Given problem:
Return the records from the first line through the line containing "const subs = ['0', '1', '2', '3', '4'];", and leave out the pictures.

Source records:
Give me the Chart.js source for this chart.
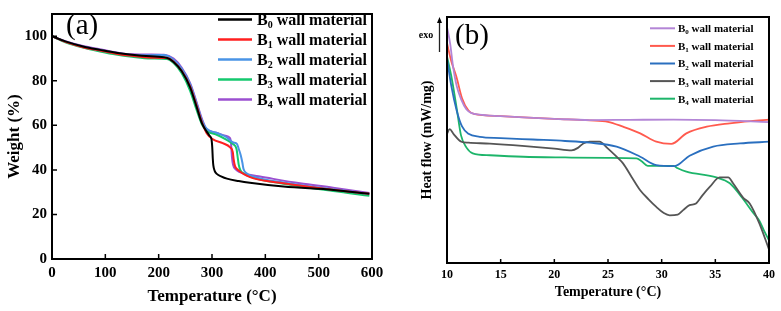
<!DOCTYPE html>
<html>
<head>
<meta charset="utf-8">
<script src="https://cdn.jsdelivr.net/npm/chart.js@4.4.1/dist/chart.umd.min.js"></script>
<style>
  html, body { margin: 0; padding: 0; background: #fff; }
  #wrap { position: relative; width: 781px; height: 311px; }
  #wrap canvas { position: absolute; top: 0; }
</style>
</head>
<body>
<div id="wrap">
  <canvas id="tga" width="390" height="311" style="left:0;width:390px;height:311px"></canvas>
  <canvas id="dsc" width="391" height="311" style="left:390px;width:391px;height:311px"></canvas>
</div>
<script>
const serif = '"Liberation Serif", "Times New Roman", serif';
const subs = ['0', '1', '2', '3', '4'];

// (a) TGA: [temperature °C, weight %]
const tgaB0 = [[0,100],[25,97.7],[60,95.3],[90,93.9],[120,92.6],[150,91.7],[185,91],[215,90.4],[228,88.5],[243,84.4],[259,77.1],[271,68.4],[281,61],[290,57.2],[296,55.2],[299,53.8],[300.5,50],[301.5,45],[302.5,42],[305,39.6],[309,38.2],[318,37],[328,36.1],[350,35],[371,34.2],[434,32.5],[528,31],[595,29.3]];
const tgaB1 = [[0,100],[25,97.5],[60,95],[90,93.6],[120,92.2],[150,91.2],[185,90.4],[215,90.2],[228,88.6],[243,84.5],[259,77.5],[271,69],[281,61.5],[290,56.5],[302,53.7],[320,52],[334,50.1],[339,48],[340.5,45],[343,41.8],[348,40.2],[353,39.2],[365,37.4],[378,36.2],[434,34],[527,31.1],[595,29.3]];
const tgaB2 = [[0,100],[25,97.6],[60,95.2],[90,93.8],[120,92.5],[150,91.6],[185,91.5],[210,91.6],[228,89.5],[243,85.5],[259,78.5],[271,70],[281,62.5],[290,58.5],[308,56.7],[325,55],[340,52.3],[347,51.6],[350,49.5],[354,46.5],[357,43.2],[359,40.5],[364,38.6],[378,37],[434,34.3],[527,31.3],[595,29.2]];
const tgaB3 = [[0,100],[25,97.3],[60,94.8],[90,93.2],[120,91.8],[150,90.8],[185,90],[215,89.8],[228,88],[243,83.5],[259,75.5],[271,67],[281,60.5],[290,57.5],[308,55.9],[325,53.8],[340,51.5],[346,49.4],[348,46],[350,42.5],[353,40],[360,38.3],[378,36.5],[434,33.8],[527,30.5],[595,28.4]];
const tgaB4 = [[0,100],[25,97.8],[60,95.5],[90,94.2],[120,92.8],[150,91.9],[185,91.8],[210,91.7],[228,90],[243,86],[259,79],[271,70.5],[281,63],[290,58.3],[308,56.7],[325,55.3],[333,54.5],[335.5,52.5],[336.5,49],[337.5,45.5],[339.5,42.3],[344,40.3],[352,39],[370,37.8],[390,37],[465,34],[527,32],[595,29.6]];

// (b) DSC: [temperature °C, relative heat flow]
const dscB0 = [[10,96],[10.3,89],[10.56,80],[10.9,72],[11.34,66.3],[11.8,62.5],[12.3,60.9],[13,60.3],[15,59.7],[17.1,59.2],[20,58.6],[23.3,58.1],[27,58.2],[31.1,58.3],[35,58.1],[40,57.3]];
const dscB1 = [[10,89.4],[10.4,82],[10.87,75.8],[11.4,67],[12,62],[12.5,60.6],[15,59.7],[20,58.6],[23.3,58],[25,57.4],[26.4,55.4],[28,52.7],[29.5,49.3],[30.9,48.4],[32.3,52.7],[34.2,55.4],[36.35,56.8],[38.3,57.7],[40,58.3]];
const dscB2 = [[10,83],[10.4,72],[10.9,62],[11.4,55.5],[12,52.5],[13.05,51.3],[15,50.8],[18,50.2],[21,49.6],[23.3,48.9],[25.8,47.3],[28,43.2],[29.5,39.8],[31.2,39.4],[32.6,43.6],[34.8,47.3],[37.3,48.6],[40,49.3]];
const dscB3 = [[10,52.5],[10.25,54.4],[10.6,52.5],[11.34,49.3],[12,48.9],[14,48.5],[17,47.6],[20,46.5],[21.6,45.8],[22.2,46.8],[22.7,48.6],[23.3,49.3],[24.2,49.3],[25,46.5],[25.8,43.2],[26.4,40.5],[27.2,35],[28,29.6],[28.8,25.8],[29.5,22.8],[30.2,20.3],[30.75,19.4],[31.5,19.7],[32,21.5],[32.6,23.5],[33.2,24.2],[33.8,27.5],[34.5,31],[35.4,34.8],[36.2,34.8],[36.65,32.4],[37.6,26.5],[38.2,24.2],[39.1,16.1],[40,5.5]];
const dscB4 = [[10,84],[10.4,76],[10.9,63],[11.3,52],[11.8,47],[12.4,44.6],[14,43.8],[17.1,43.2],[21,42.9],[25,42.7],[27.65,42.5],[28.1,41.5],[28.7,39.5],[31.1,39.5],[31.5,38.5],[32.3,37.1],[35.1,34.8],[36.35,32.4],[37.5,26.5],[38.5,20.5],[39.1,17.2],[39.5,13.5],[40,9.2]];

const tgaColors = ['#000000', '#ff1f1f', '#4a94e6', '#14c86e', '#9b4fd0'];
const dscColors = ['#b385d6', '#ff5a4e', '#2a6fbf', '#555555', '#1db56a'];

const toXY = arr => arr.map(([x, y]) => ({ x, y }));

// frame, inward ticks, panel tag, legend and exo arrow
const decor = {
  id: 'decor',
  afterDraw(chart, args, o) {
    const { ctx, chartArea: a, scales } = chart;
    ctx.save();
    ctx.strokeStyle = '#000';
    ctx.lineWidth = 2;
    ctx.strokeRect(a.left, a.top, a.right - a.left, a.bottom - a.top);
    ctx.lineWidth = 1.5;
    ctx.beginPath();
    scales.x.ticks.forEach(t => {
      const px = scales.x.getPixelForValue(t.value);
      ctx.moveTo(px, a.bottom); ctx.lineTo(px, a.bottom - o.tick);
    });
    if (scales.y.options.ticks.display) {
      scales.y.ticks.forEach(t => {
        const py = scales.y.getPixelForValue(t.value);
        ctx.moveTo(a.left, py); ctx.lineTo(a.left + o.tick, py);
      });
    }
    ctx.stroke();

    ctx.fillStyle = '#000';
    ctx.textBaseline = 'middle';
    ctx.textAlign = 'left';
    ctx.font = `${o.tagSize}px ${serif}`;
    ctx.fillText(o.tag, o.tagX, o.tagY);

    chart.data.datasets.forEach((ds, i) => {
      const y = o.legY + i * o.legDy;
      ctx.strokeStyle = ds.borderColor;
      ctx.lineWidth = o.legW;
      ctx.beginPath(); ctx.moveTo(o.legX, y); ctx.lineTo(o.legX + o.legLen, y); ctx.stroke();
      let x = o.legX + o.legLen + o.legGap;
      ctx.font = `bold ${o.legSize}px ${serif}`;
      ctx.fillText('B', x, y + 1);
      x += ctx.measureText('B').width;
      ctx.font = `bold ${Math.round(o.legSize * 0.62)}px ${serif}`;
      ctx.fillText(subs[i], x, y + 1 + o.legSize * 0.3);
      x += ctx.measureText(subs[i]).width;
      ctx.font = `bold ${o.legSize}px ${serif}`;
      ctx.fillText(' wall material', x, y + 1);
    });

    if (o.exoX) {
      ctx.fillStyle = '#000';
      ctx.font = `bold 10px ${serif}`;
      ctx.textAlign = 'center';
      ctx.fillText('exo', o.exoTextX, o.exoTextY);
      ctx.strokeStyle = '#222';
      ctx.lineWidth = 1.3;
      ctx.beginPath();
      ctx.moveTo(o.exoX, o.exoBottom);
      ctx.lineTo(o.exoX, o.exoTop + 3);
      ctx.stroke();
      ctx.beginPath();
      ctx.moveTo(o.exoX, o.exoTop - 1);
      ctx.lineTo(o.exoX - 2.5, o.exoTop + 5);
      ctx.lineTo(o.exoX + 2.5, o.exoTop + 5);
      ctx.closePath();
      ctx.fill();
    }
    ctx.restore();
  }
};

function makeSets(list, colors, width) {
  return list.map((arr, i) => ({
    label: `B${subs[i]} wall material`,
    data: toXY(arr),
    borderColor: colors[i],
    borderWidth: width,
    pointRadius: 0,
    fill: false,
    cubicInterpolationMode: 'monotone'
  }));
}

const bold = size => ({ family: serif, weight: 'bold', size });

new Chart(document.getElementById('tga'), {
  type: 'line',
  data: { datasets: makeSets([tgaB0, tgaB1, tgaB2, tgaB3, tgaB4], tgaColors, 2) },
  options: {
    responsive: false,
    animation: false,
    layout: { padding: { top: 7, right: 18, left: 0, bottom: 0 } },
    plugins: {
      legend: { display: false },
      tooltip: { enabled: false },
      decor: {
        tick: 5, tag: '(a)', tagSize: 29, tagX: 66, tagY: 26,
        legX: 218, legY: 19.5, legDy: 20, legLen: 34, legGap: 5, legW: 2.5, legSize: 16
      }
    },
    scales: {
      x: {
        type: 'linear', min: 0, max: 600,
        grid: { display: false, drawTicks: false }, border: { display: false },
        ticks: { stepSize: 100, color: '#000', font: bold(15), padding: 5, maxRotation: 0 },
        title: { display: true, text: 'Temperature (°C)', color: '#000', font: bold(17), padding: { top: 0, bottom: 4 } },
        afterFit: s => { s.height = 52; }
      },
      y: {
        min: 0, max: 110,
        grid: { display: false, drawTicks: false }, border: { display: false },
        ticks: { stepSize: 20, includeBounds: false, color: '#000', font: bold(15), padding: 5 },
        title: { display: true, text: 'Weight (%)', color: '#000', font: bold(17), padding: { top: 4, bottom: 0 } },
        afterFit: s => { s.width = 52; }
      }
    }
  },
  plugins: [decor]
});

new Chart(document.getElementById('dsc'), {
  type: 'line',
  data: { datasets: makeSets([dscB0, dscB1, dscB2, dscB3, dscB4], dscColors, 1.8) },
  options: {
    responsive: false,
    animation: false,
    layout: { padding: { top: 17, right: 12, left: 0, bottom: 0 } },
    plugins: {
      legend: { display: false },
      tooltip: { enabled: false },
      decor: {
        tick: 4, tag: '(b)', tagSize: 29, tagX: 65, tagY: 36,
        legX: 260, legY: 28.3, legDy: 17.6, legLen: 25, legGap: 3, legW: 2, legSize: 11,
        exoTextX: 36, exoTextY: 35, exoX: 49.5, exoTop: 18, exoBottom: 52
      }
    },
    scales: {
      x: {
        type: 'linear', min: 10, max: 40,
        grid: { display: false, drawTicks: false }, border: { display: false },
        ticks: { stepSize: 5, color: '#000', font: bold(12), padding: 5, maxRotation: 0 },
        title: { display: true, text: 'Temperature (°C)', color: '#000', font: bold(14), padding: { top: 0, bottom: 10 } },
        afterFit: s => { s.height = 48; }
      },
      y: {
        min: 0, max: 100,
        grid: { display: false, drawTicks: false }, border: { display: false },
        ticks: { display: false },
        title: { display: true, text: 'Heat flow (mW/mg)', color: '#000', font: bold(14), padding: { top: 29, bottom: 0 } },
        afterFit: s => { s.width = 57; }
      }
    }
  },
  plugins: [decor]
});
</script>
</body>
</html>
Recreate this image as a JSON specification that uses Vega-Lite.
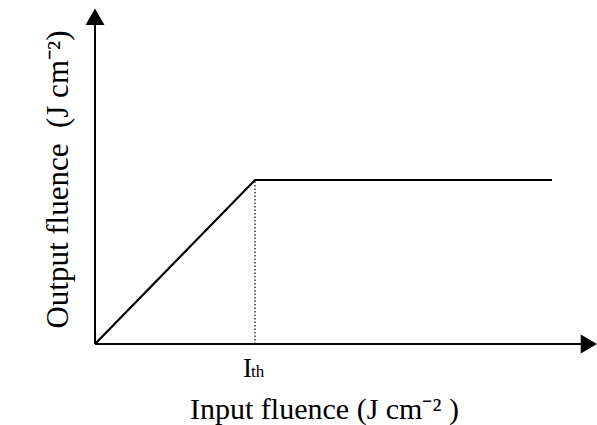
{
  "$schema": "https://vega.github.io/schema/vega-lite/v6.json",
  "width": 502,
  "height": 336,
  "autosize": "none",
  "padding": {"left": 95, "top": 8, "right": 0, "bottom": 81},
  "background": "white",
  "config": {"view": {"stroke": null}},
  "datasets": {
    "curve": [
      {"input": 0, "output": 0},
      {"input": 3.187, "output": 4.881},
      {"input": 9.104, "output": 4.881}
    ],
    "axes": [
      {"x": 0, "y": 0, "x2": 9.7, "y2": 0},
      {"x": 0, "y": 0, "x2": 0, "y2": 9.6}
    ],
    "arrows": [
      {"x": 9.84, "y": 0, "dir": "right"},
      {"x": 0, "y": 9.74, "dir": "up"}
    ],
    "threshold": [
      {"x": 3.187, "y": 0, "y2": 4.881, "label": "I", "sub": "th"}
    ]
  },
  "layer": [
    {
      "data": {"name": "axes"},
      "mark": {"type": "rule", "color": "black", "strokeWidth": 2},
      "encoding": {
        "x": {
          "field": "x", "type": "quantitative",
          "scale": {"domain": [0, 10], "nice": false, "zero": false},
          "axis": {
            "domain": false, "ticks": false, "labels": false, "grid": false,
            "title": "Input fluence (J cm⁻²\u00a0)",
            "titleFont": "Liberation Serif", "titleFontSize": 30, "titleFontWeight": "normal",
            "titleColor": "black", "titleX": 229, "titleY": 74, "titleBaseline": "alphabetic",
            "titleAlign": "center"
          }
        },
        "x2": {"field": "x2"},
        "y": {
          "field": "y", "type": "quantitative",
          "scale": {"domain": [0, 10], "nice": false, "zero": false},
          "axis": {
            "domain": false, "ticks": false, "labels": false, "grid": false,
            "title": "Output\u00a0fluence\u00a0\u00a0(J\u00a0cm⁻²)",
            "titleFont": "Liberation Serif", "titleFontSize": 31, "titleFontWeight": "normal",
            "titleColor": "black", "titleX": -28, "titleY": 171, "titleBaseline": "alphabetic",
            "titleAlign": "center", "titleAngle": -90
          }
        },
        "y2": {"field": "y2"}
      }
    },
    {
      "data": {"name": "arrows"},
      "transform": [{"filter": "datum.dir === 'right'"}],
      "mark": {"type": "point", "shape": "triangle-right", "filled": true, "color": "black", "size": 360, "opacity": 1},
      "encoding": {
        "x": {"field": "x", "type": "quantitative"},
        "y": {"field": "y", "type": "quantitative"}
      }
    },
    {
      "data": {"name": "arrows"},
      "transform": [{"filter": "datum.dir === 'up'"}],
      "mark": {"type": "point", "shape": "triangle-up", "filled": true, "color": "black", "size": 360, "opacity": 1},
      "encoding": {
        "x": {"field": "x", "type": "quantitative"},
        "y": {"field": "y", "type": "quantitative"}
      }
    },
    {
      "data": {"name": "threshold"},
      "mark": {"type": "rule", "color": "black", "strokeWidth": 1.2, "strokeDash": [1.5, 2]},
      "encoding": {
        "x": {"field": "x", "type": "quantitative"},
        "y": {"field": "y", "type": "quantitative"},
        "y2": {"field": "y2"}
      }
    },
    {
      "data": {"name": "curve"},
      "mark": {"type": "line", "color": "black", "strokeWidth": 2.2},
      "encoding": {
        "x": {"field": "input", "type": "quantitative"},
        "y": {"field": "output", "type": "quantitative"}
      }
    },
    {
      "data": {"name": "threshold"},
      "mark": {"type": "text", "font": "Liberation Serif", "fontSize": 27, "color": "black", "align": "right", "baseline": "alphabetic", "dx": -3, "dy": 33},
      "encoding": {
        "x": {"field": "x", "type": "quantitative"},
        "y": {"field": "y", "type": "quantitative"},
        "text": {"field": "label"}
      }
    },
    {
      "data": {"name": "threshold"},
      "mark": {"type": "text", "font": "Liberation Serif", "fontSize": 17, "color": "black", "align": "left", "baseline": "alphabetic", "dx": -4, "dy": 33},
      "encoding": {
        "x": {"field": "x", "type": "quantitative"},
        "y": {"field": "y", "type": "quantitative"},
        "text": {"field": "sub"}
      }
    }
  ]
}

Reply to the exercise:
Give me the Chart.js source for this chart.
<!DOCTYPE html>
<html>
<head>
<meta charset="utf-8">
<script src="https://cdn.jsdelivr.net/npm/chart.js@4.4.1/dist/chart.umd.min.js"></script>
<style>
  html, body { margin: 0; padding: 0; background: #fff; }
  #wrap { position: relative; width: 781px; height: 311px; }
  #wrap canvas { position: absolute; top: 0; }
</style>
</head>
<body>
<div id="wrap">
  <canvas id="tga" width="390" height="311" style="left:0;width:390px;height:311px"></canvas>
  <canvas id="dsc" width="391" height="311" style="left:390px;width:391px;height:311px"></canvas>
</div>
<script>
const serif = '"Liberation Serif", "Times New Roman", serif';
const subs = ['0', '1', '2', '3', '4'];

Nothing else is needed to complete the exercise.